§ **Your instructions**: Images are not part of the copy; transcribe all the data exactly.

§ **Dataset section**:
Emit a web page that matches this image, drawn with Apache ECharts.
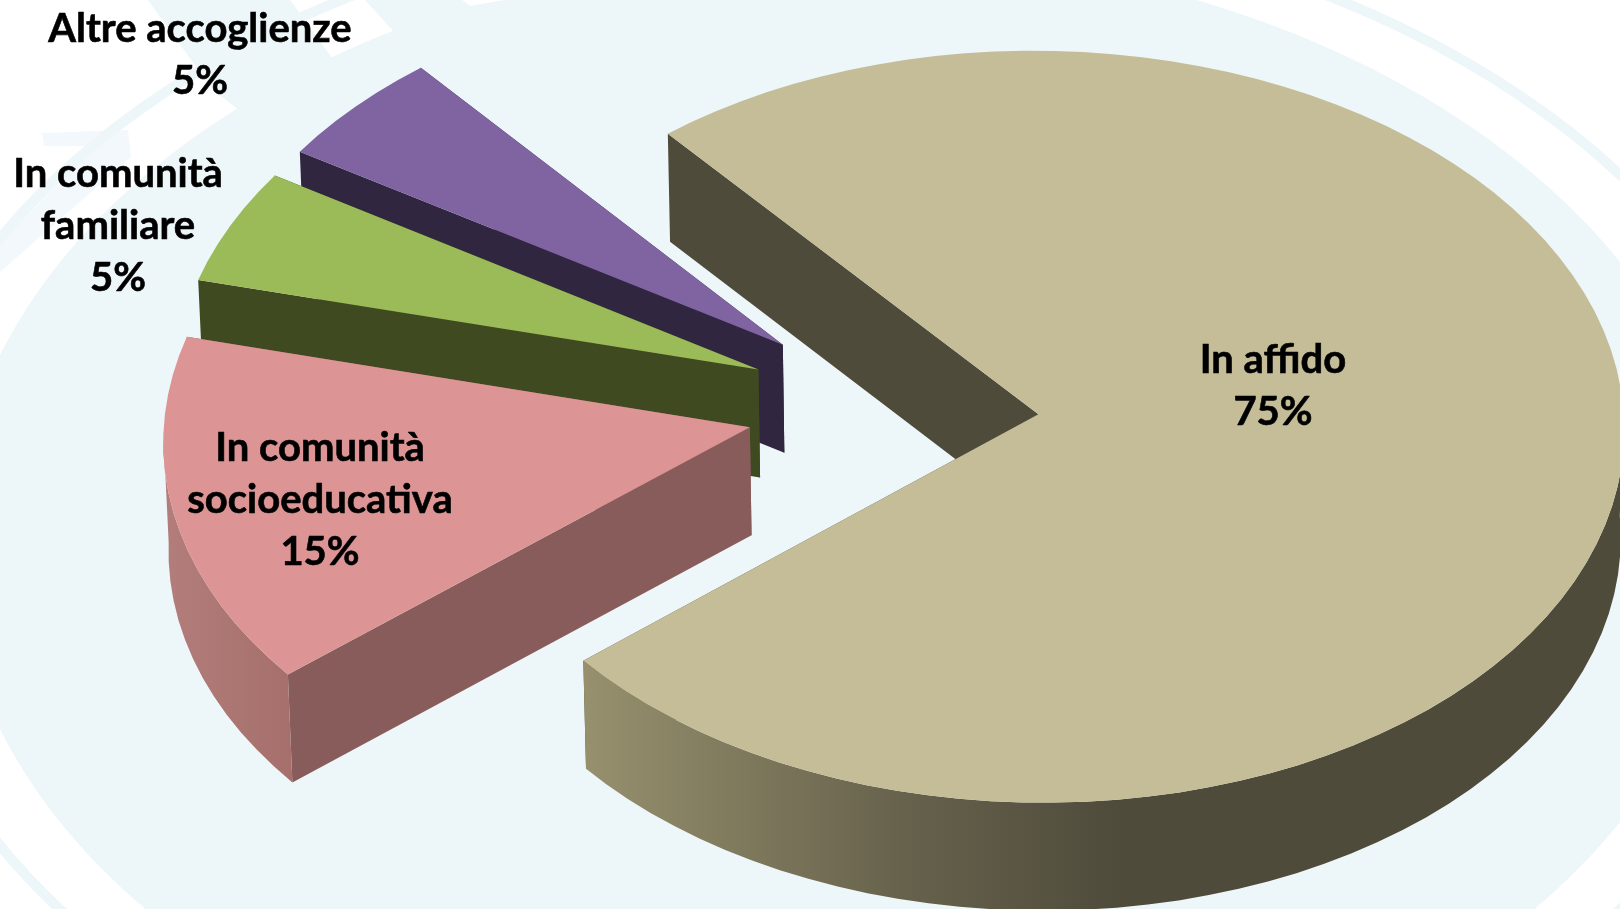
<!DOCTYPE html>
<html>
<head>
<meta charset="utf-8">
<title>Accoglienze</title>
<script src="https://cdn.jsdelivr.net/npm/echarts@6/dist/echarts.min.js"></script>
<style>
  html, body { margin: 0; padding: 0; background: #ffffff; }
  #chart { width: 1620px; height: 909px; }
</style>
</head>
<body>
<div id="chart"></div>
<script>
// Shares of each placement type, clockwise from the large slice.
const sliceNames = ['In affido', 'In comunità\nsocioeducativa', 'In comunità\nfamiliare', 'Altre accoglienze'];
const sliceValues = [75, 15, 5, 5];

// Face colours per slice.
const topColors = ['#c4bd97', '#dc9594', '#9bbb59', '#8064a2'];
const wallColors = ['#4f4b3b', '#895c5c', '#3f4a20', '#31263f'];
const rimStops = [
  [[0, '#98926f'], [0.6, '#67624c'], [1, '#4f4b3b']],
  [[0, '#b27d7a'], [1, '#a66f6c']],
  [[0, '#3f4a20'], [1, '#3f4a20']],
  [[0, '#31263f'], [1, '#31263f']]
];
const rimSpan = [[572, 1120], [165, 290], [190, 290], [290, 420]];

// Label centres on the page.
const labelCentres = [[1273, 386], [320, 500], [118, 226], [200, 55]];

// Projection of the tilted pie.
const pie = {
  cx: 892.6, cy: 406, rx: 585, ry: 375, tilt: 0.0333,
  depth: 108, shrink: 0.994, vanishX: 1036,
  explode: 0.25, startDeg: -40, stepDeg: 3
};

function project(u, v) {
  const w = 1 - pie.tilt * v;
  return [pie.cx + pie.rx * u / w, pie.cy + pie.ry * v / w];
}
function lower(p) {
  return [pie.vanishX + (p[0] - pie.vanishX) * pie.shrink, p[1] + pie.depth];
}

const total = sliceValues.reduce((a, b) => a + b, 0);

function sliceShapes(index, value) {
  let before = 0;
  for (let i = 0; i < index; i++) before += sliceValues[i];
  const a0 = pie.startDeg + before / total * 360;
  const a1 = a0 + value / total * 360;
  const mid = (a0 + a1) / 2 * Math.PI / 180;
  const ox = pie.explode * Math.sin(mid);
  const oy = -pie.explode * Math.cos(mid);
  const apex = project(ox, oy);
  const arc = [];
  const front = [];
  const steps = Math.ceil((a1 - a0) / pie.stepDeg);
  for (let s = 0; s <= steps; s++) {
    const t = (a0 + (a1 - a0) * s / steps) * Math.PI / 180;
    const p = project(ox + Math.sin(t), oy - Math.cos(t));
    arc.push(p);
    // Only the part of the rim facing the viewer is drawn as a wall.
    if (-Math.cos(t) >= -0.03) front.push(p);
  }
  return { apex, arc, front };
}

function renderSlice(params, api) {
  const i = params.dataIndex;
  const value = api.value(0);
  const { apex, arc, front } = sliceShapes(i, value);
  const base = (sliceValues.length - i) * 10;
  const first = arc[0];
  const last = arc[arc.length - 1];
  const poly = (points, fill, z) => ({
    type: 'polygon', shape: { points }, style: { fill }, z2: base + z, silent: true
  });
  const rimFill = new echarts.graphic.LinearGradient(
    rimSpan[i][0], 0, rimSpan[i][1], 0,
    rimStops[i].map(s => ({ offset: s[0], color: s[1] })), true
  );
  const children = [
    poly([apex, first, lower(first), lower(apex)], wallColors[i], 0),
    poly([apex, last, lower(last), lower(apex)], wallColors[i], 0)
  ];
  if (front.length > 1) {
    children.push(poly(front.concat(front.map(lower).reverse()), rimFill, 1));
  }
  children.push(poly([apex].concat(arc), topColors[i], 2));
  children.push({
    type: 'text',
    x: labelCentres[i][0],
    y: labelCentres[i][1],
    z2: 100,
    silent: true,
    style: {
      text: sliceNames[i] + '\n' + value + '%',
      fontFamily: 'Lato',
      fontWeight: 700,
      fontSize: 40,
      lineHeight: 52,
      fill: '#000000',
      stroke: '#000000',
      lineWidth: 0.6,
      textAlign: 'center',
      textVerticalAlign: 'middle'
    }
  });
  return { type: 'group', children };
}

// Decorative backdrop: a pale disc with a thin outer ring and a swoosh at the upper left.
const pale = '#edf6f9';
const backdrop = [
  { type: 'ellipse', shape: { cx: 840, cy: 542, rx: 956, ry: 635 },
    style: { fill: 'none', stroke: pale, lineWidth: 10 } },
  { type: 'ellipse', shape: { cx: 840, cy: 542, rx: 885, ry: 592 }, style: { fill: pale } },
  // Pale wedge running off the top edge between the two arrow tips.
  { type: 'polygon', shape: { points: [[148, 0], [290, 0], [335, 62], [243, 113], [213, 90]] },
    style: { fill: pale } },
  // Pale strip along the top, to the right of the upper arrow tip.
  { type: 'polygon', shape: { points: [[365, 0], [560, 0], [560, 60], [395, 33]] },
    style: { fill: pale } },
  { type: 'polygon', shape: { points: [[462, 0], [505, 0], [470, 6]] }, style: { fill: '#ffffff' } },
  // Faint arrow outline at the far left.
  { type: 'polygon', shape: { points: [[42, 133], [128, 130], [131, 157], [0, 272], [0, 243], [95, 146], [44, 146]] },
    style: { fill: pale, opacity: 0.75 } }
];
backdrop.forEach(g => { g.silent = true; g.z = -10; });

const chart = echarts.init(document.getElementById('chart'));
chart.setOption({
  backgroundColor: '#ffffff',
  animation: false,
  tooltip: { show: false },
  graphic: { elements: backdrop },
  series: [{
    type: 'custom',
    coordinateSystem: 'none',
    renderItem: renderSlice,
    clip: false,
    silent: true,
    data: sliceValues.map((v, i) => ({ name: sliceNames[i], value: v }))
  }]
});
</script>
</body>
</html>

§ **Output for this exercise**:
Emit a web page that matches this image, drawn with Apache ECharts.
<!DOCTYPE html>
<html>
<head>
<meta charset="utf-8">
<title>Accoglienze</title>
<script src="https://cdn.jsdelivr.net/npm/echarts@6/dist/echarts.min.js"></script>
<style>
  html, body { margin: 0; padding: 0; background: #ffffff; }
  #chart { width: 1620px; height: 909px; }
</style>
</head>
<body>
<div id="chart"></div>
<script>
// Shares of each placement type, clockwise from the large slice.
const sliceNames = ['In affido', 'In comunità\nsocioeducativa', 'In comunità\nfamiliare', 'Altre accoglienze'];
const sliceValues = [75, 15, 5, 5];

// Face colours per slice.
const topColors = ['#c4bd97', '#dc9594', '#9bbb59', '#8064a2'];
const wallColors = ['#4f4b3b', '#895c5c', '#3f4a20', '#31263f'];
const rimStops = [
  [[0, '#98926f'], [0.6, '#67624c'], [1, '#4f4b3b']],
  [[0, '#b27d7a'], [1, '#a66f6c']],
  [[0, '#3f4a20'], [1, '#3f4a20']],
  [[0, '#31263f'], [1, '#31263f']]
];
const rimSpan = [[572, 1120], [165, 290], [190, 290], [290, 420]];

// Label centres on the page.
const labelCentres = [[1273, 386], [320, 500], [118, 226], [200, 55]];

// Projection of the tilted pie.
const pie = {
  cx: 892.6, cy: 406, rx: 585, ry: 375, tilt: 0.0333,
  depth: 108, shrink: 0.994, vanishX: 1036,
  explode: 0.25, startDeg: -40, stepDeg: 3
};

function project(u, v) {
  const w = 1 - pie.tilt * v;
  return [pie.cx + pie.rx * u / w, pie.cy + pie.ry * v / w];
}
function lower(p) {
  return [pie.vanishX + (p[0] - pie.vanishX) * pie.shrink, p[1] + pie.depth];
}

const total = sliceValues.reduce((a, b) => a + b, 0);

function sliceShapes(index, value) {
  let before = 0;
  for (let i = 0; i < index; i++) before += sliceValues[i];
  const a0 = pie.startDeg + before / total * 360;
  const a1 = a0 + value / total * 360;
  const mid = (a0 + a1) / 2 * Math.PI / 180;
  const ox = pie.explode * Math.sin(mid);
  const oy = -pie.explode * Math.cos(mid);
  const apex = project(ox, oy);
  const arc = [];
  const front = [];
  const steps = Math.ceil((a1 - a0) / pie.stepDeg);
  for (let s = 0; s <= steps; s++) {
    const t = (a0 + (a1 - a0) * s / steps) * Math.PI / 180;
    const p = project(ox + Math.sin(t), oy - Math.cos(t));
    arc.push(p);
    // Only the part of the rim facing the viewer is drawn as a wall.
    if (-Math.cos(t) >= -0.03) front.push(p);
  }
  return { apex, arc, front };
}

function renderSlice(params, api) {
  const i = params.dataIndex;
  const value = api.value(0);
  const { apex, arc, front } = sliceShapes(i, value);
  const base = (sliceValues.length - i) * 10;
  const first = arc[0];
  const last = arc[arc.length - 1];
  const poly = (points, fill, z) => ({
    type: 'polygon', shape: { points }, style: { fill }, z2: base + z, silent: true
  });
  const rimFill = new echarts.graphic.LinearGradient(
    rimSpan[i][0], 0, rimSpan[i][1], 0,
    rimStops[i].map(s => ({ offset: s[0], color: s[1] })), true
  );
  const children = [
    poly([apex, first, lower(first), lower(apex)], wallColors[i], 0),
    poly([apex, last, lower(last), lower(apex)], wallColors[i], 0)
  ];
  if (front.length > 1) {
    children.push(poly(front.concat(front.map(lower).reverse()), rimFill, 1));
  }
  children.push(poly([apex].concat(arc), topColors[i], 2));
  children.push({
    type: 'text',
    x: labelCentres[i][0],
    y: labelCentres[i][1],
    z2: 100,
    silent: true,
    style: {
      text: sliceNames[i] + '\n' + value + '%',
      fontFamily: 'Lato',
      fontWeight: 700,
      fontSize: 40,
      lineHeight: 52,
      fill: '#000000',
      stroke: '#000000',
      lineWidth: 0.6,
      textAlign: 'center',
      textVerticalAlign: 'middle'
    }
  });
  return { type: 'group', children };
}

// Decorative backdrop: a pale disc with a thin outer ring and a swoosh at the upper left.
const pale = '#edf6f9';
const backdrop = [
  { type: 'ellipse', shape: { cx: 840, cy: 542, rx: 956, ry: 635 },
    style: { fill: 'none', stroke: pale, lineWidth: 10 } },
  { type: 'ellipse', shape: { cx: 840, cy: 542, rx: 885, ry: 592 }, style: { fill: pale } },
  // Pale wedge running off the top edge between the two arrow tips.
  { type: 'polygon', shape: { points: [[148, 0], [290, 0], [335, 62], [243, 113], [213, 90]] },
    style: { fill: pale } },
  // Pale strip along the top, to the right of the upper arrow tip.
  { type: 'polygon', shape: { points: [[365, 0], [560, 0], [560, 60], [395, 33]] },
    style: { fill: pale } },
  { type: 'polygon', shape: { points: [[462, 0], [505, 0], [470, 6]] }, style: { fill: '#ffffff' } },
  // Faint arrow outline at the far left.
  { type: 'polygon', shape: { points: [[42, 133], [128, 130], [131, 157], [0, 272], [0, 243], [95, 146], [44, 146]] },
    style: { fill: pale, opacity: 0.75 } }
];
backdrop.forEach(g => { g.silent = true; g.z = -10; });

const chart = echarts.init(document.getElementById('chart'));
chart.setOption({
  backgroundColor: '#ffffff',
  animation: false,
  tooltip: { show: false },
  graphic: { elements: backdrop },
  series: [{
    type: 'custom',
    coordinateSystem: 'none',
    renderItem: renderSlice,
    clip: false,
    silent: true,
    data: sliceValues.map((v, i) => ({ name: sliceNames[i], value: v }))
  }]
});
</script>
</body>
</html>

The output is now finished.